◆ Your instructions:
Quote exactly, and only, the lines from the one with "What seaborn and" down to the one with "import numpy as np", both included.

◆ Stored records:
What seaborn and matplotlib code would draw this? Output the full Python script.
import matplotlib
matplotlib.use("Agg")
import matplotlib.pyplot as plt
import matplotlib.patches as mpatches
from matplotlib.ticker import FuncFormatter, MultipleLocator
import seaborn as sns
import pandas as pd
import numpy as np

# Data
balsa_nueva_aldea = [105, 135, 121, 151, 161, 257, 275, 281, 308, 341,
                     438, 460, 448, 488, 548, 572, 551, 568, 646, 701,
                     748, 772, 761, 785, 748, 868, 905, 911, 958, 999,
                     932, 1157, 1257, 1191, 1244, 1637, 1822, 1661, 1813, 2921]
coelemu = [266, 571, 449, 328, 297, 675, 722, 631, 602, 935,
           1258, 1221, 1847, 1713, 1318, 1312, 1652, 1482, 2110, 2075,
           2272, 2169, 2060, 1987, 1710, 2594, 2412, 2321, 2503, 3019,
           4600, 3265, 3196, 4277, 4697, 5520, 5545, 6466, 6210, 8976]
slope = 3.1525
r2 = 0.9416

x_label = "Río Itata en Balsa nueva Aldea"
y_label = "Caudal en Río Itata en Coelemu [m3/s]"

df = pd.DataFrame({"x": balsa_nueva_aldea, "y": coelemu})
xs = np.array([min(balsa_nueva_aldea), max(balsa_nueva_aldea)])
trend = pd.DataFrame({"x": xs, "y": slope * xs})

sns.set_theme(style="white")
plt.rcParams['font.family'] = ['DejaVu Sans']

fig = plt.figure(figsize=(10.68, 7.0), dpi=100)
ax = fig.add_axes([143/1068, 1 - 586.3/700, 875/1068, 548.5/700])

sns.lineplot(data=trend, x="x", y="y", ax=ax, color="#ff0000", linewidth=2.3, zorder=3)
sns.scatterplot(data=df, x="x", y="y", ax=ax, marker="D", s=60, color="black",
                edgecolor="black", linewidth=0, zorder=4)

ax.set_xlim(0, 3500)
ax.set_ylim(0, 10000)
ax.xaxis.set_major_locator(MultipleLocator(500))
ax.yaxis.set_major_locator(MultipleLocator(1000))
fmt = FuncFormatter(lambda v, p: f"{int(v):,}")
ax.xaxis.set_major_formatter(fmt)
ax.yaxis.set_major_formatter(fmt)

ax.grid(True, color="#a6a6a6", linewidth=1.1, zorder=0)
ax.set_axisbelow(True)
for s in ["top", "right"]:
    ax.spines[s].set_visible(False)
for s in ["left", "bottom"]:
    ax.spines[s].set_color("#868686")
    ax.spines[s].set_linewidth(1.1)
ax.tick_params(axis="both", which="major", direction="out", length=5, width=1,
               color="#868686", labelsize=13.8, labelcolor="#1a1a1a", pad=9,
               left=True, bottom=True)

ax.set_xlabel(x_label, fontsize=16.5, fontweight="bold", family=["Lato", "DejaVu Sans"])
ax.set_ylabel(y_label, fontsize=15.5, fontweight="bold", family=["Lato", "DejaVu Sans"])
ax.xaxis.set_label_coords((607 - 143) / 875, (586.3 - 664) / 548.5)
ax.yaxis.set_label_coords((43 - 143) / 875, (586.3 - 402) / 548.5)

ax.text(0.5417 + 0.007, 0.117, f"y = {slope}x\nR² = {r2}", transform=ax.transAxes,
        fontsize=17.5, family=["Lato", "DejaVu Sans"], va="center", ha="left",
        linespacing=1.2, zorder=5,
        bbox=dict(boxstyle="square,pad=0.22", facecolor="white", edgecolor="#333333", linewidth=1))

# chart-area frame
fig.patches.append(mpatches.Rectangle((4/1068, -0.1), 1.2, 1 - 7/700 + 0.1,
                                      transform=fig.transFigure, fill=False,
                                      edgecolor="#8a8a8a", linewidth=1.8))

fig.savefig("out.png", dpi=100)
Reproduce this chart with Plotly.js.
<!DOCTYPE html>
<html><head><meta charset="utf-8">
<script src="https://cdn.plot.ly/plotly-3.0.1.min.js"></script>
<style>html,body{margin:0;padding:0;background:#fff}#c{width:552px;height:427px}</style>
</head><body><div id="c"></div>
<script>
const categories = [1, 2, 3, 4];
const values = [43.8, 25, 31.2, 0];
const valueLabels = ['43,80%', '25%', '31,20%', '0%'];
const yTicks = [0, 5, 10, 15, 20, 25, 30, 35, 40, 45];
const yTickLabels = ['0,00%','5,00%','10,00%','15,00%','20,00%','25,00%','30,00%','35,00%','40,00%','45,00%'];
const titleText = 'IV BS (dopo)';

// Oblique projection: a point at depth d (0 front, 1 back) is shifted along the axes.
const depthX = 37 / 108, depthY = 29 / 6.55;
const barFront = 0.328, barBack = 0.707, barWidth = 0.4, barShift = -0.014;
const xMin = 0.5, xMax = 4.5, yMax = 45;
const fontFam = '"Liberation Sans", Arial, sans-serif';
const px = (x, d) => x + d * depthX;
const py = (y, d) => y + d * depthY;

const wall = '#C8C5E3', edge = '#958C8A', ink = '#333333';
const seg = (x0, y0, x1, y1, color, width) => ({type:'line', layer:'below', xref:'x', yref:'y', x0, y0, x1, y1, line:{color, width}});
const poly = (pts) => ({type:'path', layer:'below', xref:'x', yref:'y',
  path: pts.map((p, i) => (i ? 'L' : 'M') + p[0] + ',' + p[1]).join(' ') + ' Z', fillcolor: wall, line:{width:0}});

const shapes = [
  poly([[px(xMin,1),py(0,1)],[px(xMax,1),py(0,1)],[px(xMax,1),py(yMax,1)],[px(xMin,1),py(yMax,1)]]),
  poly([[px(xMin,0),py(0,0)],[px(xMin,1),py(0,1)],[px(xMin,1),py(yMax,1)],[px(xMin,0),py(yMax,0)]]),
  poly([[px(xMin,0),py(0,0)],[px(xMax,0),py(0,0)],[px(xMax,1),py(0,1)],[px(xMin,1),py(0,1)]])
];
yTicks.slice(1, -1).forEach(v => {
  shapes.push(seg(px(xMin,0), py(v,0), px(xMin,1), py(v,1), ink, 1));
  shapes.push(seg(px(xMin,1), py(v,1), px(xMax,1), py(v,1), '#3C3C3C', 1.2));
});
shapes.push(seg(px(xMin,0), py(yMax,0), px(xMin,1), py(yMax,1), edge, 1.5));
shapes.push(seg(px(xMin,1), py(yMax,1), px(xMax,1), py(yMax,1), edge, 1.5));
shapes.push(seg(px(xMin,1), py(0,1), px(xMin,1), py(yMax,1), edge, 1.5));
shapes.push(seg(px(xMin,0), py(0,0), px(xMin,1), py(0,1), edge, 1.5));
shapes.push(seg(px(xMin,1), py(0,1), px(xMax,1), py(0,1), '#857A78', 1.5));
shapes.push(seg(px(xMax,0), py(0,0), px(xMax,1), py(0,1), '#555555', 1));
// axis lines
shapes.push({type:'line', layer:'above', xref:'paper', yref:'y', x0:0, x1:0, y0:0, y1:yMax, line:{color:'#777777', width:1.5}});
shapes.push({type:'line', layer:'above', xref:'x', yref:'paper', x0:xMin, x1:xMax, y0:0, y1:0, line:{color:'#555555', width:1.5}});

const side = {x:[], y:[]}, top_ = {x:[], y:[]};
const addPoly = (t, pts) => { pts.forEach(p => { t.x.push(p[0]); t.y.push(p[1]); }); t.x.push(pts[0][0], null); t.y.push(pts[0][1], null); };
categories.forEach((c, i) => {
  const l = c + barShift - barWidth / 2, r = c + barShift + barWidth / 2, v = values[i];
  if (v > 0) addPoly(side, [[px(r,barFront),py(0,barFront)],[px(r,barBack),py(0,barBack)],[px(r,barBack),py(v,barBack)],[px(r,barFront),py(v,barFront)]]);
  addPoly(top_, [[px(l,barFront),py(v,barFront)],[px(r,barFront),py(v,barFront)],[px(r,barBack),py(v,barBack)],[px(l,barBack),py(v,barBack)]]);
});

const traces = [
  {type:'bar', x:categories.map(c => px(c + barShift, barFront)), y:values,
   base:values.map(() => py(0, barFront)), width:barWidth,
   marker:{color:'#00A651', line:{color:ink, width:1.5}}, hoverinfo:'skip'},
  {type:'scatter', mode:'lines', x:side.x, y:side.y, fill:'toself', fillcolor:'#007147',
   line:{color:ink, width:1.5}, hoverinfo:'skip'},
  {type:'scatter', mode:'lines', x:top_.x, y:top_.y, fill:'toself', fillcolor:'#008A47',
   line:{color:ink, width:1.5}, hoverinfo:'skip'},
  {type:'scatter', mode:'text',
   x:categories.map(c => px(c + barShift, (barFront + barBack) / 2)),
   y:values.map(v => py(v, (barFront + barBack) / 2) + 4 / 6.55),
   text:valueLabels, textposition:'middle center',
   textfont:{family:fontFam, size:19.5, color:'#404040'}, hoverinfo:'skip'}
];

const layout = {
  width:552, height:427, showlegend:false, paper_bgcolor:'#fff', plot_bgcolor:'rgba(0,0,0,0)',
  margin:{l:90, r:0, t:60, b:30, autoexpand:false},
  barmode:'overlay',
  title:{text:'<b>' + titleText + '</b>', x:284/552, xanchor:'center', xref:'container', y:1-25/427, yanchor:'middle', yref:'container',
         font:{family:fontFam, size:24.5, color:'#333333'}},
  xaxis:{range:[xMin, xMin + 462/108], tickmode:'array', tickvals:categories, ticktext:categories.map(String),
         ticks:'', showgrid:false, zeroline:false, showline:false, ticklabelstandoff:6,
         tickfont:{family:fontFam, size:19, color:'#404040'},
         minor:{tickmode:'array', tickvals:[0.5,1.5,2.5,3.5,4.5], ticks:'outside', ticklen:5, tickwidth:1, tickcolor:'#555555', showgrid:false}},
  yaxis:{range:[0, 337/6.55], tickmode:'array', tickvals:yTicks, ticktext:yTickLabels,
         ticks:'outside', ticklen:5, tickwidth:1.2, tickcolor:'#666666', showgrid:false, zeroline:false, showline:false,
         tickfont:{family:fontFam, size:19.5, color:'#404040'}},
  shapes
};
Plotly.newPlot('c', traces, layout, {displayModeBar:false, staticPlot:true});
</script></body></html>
--
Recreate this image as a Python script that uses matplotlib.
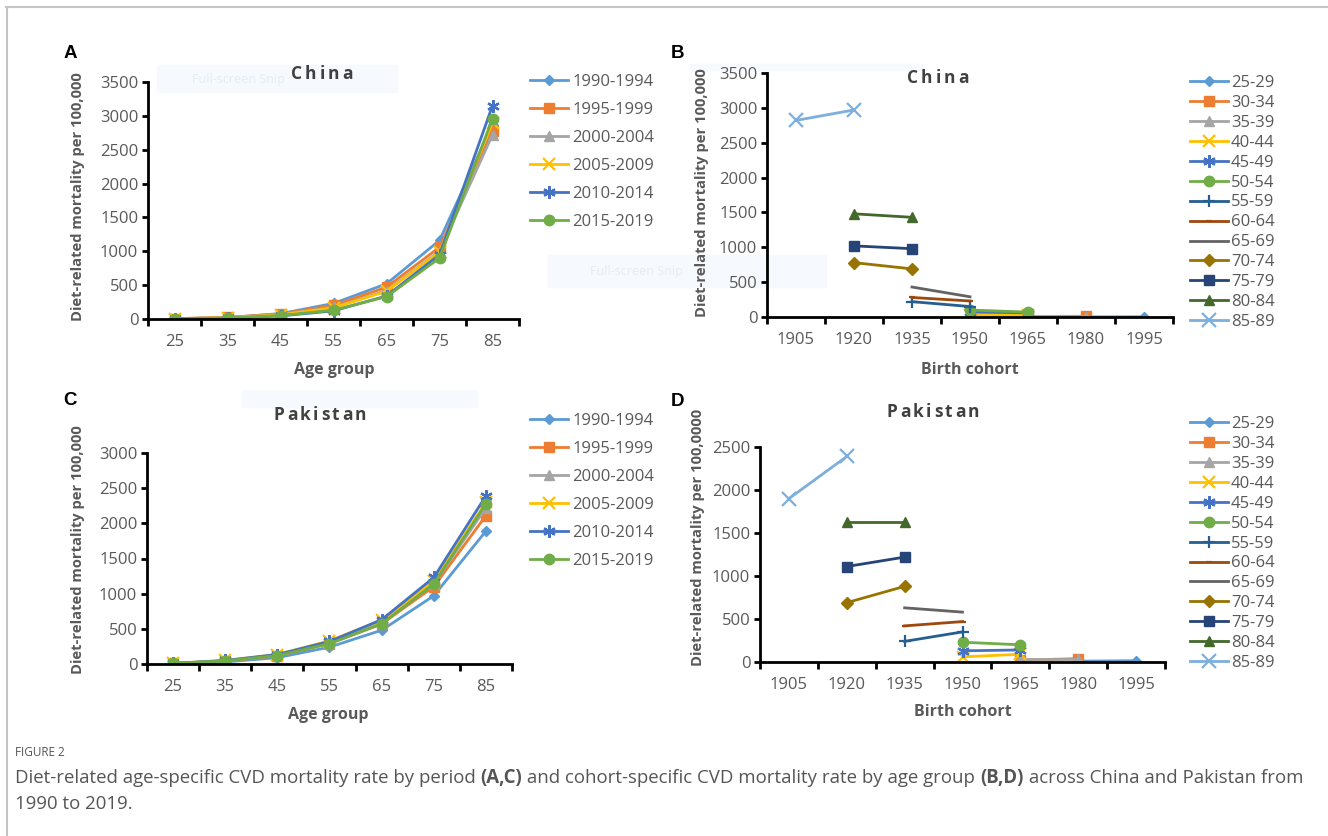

◆ Answer to this exercise:
What seaborn and matplotlib code would draw this? Output the full Python script.
import matplotlib
matplotlib.use("Agg")
import matplotlib.pyplot as plt
import matplotlib.patches as mpatches
from matplotlib.ticker import FuncFormatter, MultipleLocator
import seaborn as sns
import pandas as pd
import numpy as np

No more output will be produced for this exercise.